В центре этого недоразумения стоял «великий комический писатель», который пребыл в отчаянии оттого, что стал объектом грандиозного скандала. Мысль о том, что он может быть несправедливо раненным функционерами, наделенными высокими полномочиями, а то и просто дураками, была для него так же мучительна, как и стать объектом дискуссии в умах свободных мыслителей. Похвала и критика были для него одинаково рискованны тем, что он мог потерять благоприятное расположение императора. Если эта кампания будет продолжаться в таком же духе, то, может быть, имеет смысл отменить все представления? К этому все и шло, так как он очень страдал от людской молвы. Он не был человеком толпы и не имел бойцовских качеств, а сейчас ему приходилось выдерживать давление множества незнакомых людей, разрушивших гармонию его жизни. Он не видел их, он не слышал их, но ощущал их беспокойное присутствие за стенами своей комнаты. Обложенный в своем убежище, он представлял себе многоликую Россию, занятую только его персоной, его осуждающую, его порицающую, топчущую его ногами, принуждающую его к страданию, впивающуюся в него, управляющую им, разрушающую его. Он уже больше не мог оставаться один. Месяц спустя после первого представления «Ревизора» он пишет: «Ревизор» сыгран, и у меня на душе так смутно, так странно… Я ожидал, я знал наперед, как пойдет дело, и при всем том чувство грустное и досадно-тягостное облекло меня. Мое же создание мне показалось противно, дико и как будто вовсе не мое. Главная роль пропала; так я и думал. Дюр ни на волос не понял, что такое Хлестаков… Хлестаков сделался чем-то вроде целой шеренги водевильных шалунов, которые пожаловали к нам повертеться с парижских театров. Он сделался просто обыкновенным вралем. А мне он казался ясным. Хлестаков вовсе не надувает, он сам позабывает, что лжет, и уже сам почти верит тому, что говорит… И вот Хлестаков вышел детская, ничтожная роль! Это тяжело и ядовито, и досадно.
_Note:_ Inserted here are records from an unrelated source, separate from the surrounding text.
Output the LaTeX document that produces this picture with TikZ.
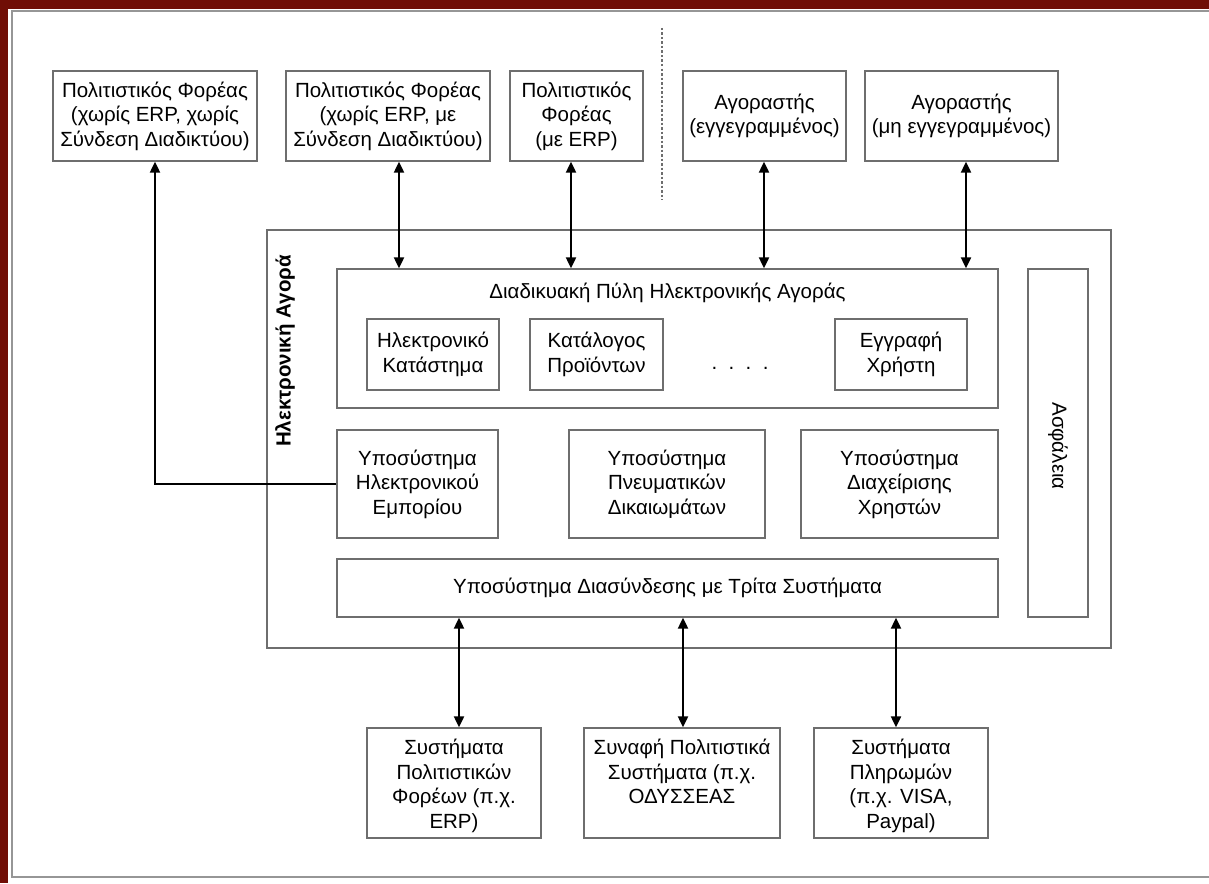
\documentclass[tikz,border=0pt]{standalone}
\usepackage{fontspec}
\setmainfont{Liberation Sans}
\usetikzlibrary{arrows.meta,calc}
\definecolor{framered}{RGB}{112,14,6}
\definecolor{boxgray}{RGB}{110,110,110}
\definecolor{panelgray}{RGB}{150,150,150}
\newcommand{\fsz}{\fontsize{20.5}{24.5}\selectfont}
\tikzset{
  bx/.style={draw=boxgray, line width=1.3pt, inner sep=0pt, align=center, font=\fsz},
  arr/.style={line width=2pt, -{Triangle[length=11pt,width=10pt]}},
  dbl/.style={line width=2pt, {Triangle[length=11pt,width=10pt]}-{Triangle[length=11pt,width=10pt]}},
}
\begin{document}
\begin{tikzpicture}[x=1pt,y=-1pt]
\useasboundingbox (0,0) rectangle (1209,883);
% frame
\fill[framered] (0,0) rectangle (1209,883);
\fill[white] (8,9) rectangle (1209,883);
\draw[panelgray, line width=1.5pt] (1209,11) -- (12,11) -- (12,877) -- (1209,877);

% dashed separator
\draw[boxgray, line width=1.3pt, dash pattern=on 2.5pt off 2pt] (662,28) -- (662,200);

% top row
\node[bx, minimum width=204, minimum height=90] (t1) at (155,116) {Πολιτιστικός Φορέας\\(χωρίς ERP, χωρίς\\Σύνδεση Διαδικτύου)};
\node[bx, minimum width=204, minimum height=90] (t2) at (388,116) {Πολιτιστικός Φορέας\\(χωρίς ERP, με\\Σύνδεση Διαδικτύου)};
\node[bx, minimum width=133, minimum height=90] (t3) at (576.5,116) {Πολιτιστικός\\Φορέας\\(με ERP)};
\node[bx, minimum width=163, minimum height=90] (t4) at (764.5,116) {Αγοραστής\\(εγγεγραμμένος)};
\node[bx, minimum width=193, minimum height=90] (t5) at (961.5,116) {Αγοραστής\\(μη εγγεγραμμένος)};

% outer market box
\node[bx, minimum width=844, minimum height=418] (market) at (689,439) {};
\node[font=\fsz\bfseries, rotate=90] (marketlbl) at (285,351) {Ηλεκτρονική Αγορά};

% portal
\node[bx, minimum width=661, minimum height=139] (portal) at (667.5,338.5) {};
\node[font=\fsz] (portallbl) at (667.5,293) {Διαδικυακή Πύλη Ηλεκτρονικής Αγοράς};
\node[bx, minimum width=132, minimum height=71] (e1) at (433,354.5) {Ηλεκτρονικό\\Κατάστημα};
\node[bx, minimum width=133, minimum height=71] (e2) at (596.5,354.5) {Κατάλογος\\Προϊόντων};
\node[font=\fsz] (dots) at (740,368) {.\ \ .\ \ .\ \ .};
\node[bx, minimum width=132, minimum height=71] (e3) at (901,354.5) {Εγγραφή\\Χρήστη};

% subsystems
\node[bx, minimum width=161, minimum height=108] (s1) at (417.5,484) {Υποσύστημα\\Ηλεκτρονικού\\Εμπορίου};
\node[bx, minimum width=196, minimum height=108] (s2) at (667,484) {Υποσύστημα\\Πνευματικών\\Δικαιωμάτων};
\node[bx, minimum width=197, minimum height=108] (s3) at (899.5,484) {Υποσύστημα\\Διαχείρισης\\Χρηστών};

% interconnection
\node[bx, minimum width=661, minimum height=58] (inter) at (667.5,588) {Υποσύστημα Διασύνδεσης με Τρίτα Συστήματα};

% security
\node[bx, minimum width=60, minimum height=348] (sec) at (1058,443) {};
\node[font=\fsz, rotate=-90] (seclbl) at (1058,446) {Ασφάλεια};

% bottom row
\node[bx, minimum width=174, minimum height=110] (b1) at (454,783) {};
\node[font=\fsz, align=center, inner sep=0pt] (b1txt) at (454,786) {Συστήματα\\Πολιτιστικών\\Φορέων (π.χ.\\ERP)};
\node[bx, minimum width=196, minimum height=110] (b2) at (682,783) {};
\node[font=\fsz, align=center, anchor=north, inner sep=0pt] (b2txt) at (682,739) {Συναφή Πολιτιστικά\\Συστήματα (π.χ.\\ΟΔΥΣΣΕΑΣ};
\node[bx, minimum width=174, minimum height=110] (b3) at (901,783) {};
\node[font=\fsz, align=center, inner sep=0pt] (b3txt) at (901,786) {Συστήματα\\Πληρωμών\\(π.χ. VISA,\\Paypal)};

% arrow x positions
\coordinate (x2) at (399,0);
\coordinate (x3) at (571,0);
\coordinate (x4) at (764,0);
\coordinate (x5) at (966,0);
\coordinate (y1) at (459,0);
\coordinate (y2) at (683,0);
\coordinate (y3) at (896,0);

% connectors
\draw[arr] (s1.west) -| (t1.south);
\draw[dbl] (t2.south -| x2) -- (portal.north -| x2);
\draw[dbl] (t3.south -| x3) -- (portal.north -| x3);
\draw[dbl] (t4.south -| x4) -- (portal.north -| x4);
\draw[dbl] (t5.south -| x5) -- (portal.north -| x5);
\draw[dbl] (inter.south -| y1) -- (b1.north -| y1);
\draw[dbl] (inter.south -| y2) -- (b2.north -| y2);
\draw[dbl] (inter.south -| y3) -- (b3.north -| y3);
\end{tikzpicture}
\end{document}
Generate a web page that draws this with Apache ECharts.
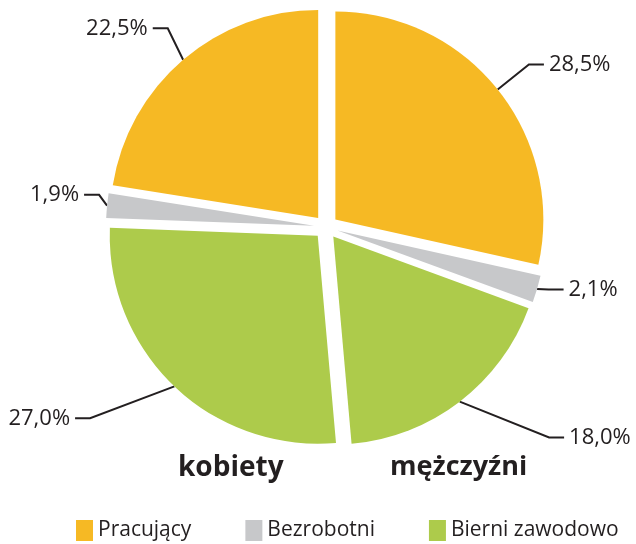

С самого начала представления пьесы я уже сидел в театре скучный. О восторге и приеме публики я не заботился. Одного только судьи из всех, бывших в театре, я боялся, и этот судья был я сам. Внутри себя я слышал упреки и ропот против моей же пьесы, которые заглушали все другие. А публика вообще была довольна. Половина ее приняла пьесу даже с участием; другая половина, как водится, ее бранила по причинам, однако ж не относящимся к искусству… Вообще с публикою совершенно примирил «Ревизора» городничий. В этом, кажется, я был уверен и прежде, ибо для таланта, каков у Сосницкого, ничего не могло остаться необъясненным в этой роли. На Слугу тоже надеялся, потому что заметил в актере большое внимание к словам и замечательность. Зато Бобчинский и Добчинский вышли сверх ожидания дурны. Вышла карикатура. Уже перед началом представления, увидевши их костюмированными, я ахнул. Эти два человека, в существе своем довольно опрятные, толстенькие, с прилично приглаженными волосами, очутились в каких-то нескладных, превысоких седых париках, всклокоченные, неопрятные, взъерошенные, с выдернутыми огромными манишками; а на сцене оказались до такой степени кривляками, что просто было невыносимо. Вообще костюмировка большей части пьесы была очень плоха и карикатурна. Я как бы предчувствовал это, когда просил, чтоб делать одну репетицию в костюмах; но мне стали говорить, что это вовсе не нужно и не в обычае и что актеры уж знают свое дело. Заметивши, что цены словам моим давали немного, я оставил их в покое. Еще раз повторю: тоска, тоска! Не знаю сам, отчего одолевает меня тоска.